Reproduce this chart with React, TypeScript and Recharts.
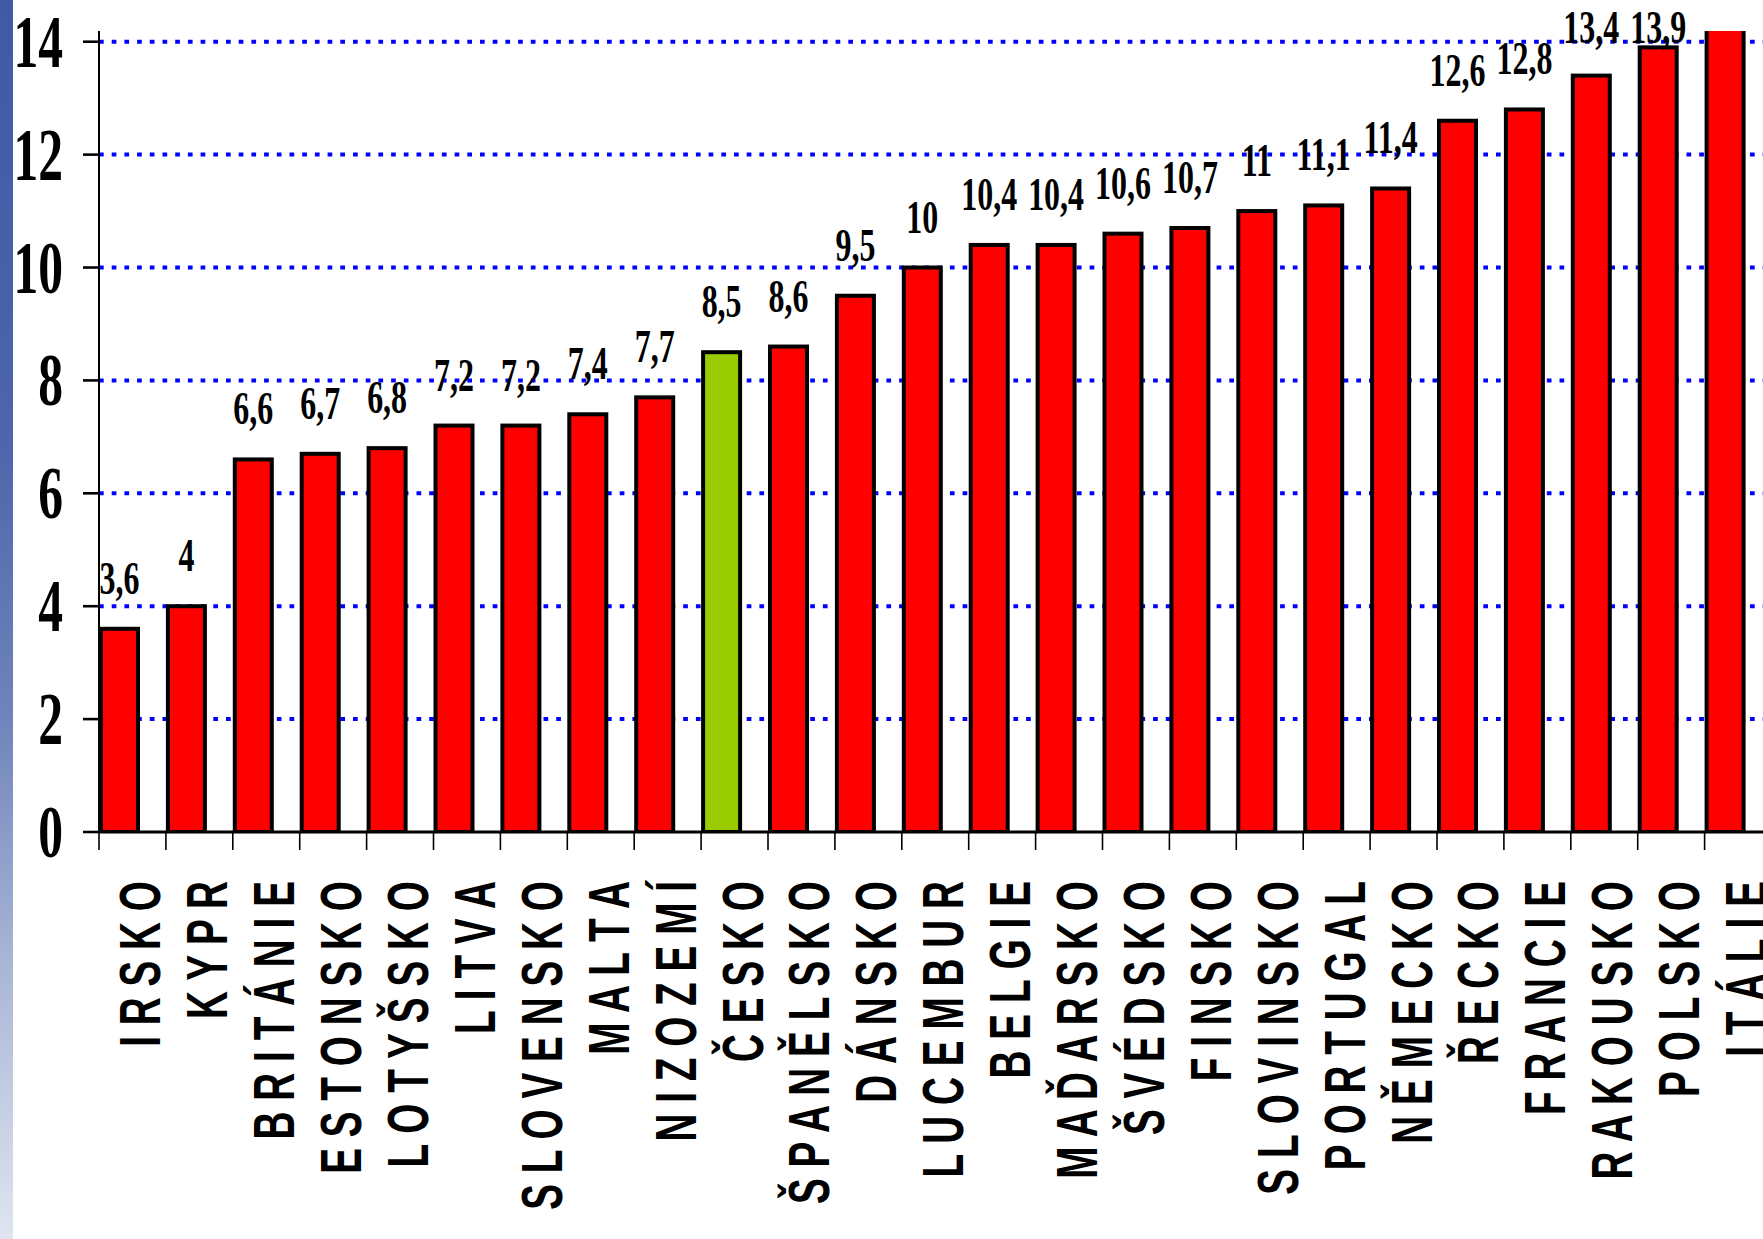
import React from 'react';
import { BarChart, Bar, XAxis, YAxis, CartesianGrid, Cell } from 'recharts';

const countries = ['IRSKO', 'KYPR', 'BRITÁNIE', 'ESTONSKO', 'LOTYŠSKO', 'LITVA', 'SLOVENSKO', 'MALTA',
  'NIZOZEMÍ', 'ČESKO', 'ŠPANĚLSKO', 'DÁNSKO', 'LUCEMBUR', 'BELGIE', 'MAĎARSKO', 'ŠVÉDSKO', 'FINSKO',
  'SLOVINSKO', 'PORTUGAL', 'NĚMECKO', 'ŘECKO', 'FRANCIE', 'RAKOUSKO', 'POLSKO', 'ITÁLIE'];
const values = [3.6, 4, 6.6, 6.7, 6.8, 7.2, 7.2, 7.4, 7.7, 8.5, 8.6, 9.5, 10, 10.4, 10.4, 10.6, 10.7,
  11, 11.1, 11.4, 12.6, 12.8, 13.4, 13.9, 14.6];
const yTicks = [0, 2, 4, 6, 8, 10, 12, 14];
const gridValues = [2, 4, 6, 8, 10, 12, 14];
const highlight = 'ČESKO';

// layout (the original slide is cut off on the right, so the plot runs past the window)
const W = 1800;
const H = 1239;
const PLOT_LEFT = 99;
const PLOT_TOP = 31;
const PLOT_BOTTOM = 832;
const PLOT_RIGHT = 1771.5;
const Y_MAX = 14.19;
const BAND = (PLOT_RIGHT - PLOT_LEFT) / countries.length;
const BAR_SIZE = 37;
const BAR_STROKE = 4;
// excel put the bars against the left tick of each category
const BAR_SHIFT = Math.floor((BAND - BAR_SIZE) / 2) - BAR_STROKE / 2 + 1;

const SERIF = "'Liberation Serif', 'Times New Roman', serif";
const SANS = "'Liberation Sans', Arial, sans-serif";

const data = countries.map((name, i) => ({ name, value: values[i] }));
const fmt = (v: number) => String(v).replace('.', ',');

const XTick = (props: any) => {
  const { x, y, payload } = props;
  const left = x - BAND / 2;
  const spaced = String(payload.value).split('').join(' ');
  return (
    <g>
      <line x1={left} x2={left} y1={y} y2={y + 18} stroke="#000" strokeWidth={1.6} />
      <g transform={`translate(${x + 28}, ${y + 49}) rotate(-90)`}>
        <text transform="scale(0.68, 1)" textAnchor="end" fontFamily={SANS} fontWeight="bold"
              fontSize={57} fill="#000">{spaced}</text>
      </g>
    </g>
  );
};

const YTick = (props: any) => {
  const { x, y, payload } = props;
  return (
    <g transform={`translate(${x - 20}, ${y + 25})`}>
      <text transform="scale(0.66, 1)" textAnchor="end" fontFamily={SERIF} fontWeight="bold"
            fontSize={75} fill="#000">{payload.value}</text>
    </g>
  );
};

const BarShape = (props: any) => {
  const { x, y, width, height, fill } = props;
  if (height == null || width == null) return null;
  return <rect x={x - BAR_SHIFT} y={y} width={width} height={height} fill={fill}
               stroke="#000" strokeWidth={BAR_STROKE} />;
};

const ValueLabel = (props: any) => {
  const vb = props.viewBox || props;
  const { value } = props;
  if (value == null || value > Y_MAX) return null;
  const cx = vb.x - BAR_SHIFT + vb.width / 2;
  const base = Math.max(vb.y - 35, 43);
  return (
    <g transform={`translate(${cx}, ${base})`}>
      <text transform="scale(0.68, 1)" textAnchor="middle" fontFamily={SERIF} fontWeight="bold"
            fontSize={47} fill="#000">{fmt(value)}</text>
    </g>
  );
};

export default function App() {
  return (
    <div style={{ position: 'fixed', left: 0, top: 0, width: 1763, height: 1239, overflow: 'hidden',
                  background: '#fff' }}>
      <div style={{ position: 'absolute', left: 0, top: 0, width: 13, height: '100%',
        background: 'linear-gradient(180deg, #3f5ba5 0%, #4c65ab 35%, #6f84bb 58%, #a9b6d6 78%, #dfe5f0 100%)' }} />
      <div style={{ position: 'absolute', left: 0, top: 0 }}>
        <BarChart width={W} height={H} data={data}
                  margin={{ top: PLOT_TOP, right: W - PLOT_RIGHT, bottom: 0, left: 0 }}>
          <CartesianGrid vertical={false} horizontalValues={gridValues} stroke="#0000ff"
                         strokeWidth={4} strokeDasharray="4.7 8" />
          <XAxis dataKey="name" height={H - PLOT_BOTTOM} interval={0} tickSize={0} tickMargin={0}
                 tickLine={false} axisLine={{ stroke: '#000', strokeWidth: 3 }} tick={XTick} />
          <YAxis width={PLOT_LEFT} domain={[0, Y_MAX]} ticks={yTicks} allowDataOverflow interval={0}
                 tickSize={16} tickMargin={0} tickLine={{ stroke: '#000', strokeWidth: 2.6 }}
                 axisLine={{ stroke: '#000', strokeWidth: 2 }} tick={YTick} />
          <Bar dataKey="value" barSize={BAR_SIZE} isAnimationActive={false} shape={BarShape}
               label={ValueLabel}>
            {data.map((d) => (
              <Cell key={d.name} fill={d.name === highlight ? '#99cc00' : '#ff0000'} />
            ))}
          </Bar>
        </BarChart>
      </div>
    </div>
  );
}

# Problem statement
Write out, word for word, the lines from the start of the data through the one holding "YAxis, CartesianGrid, Cell". Omit pictures.

# Full output
Reproduce this chart with React, TypeScript and Recharts.
import React from 'react';
import { BarChart, Bar, XAxis, YAxis, CartesianGrid, Cell } from 'recharts';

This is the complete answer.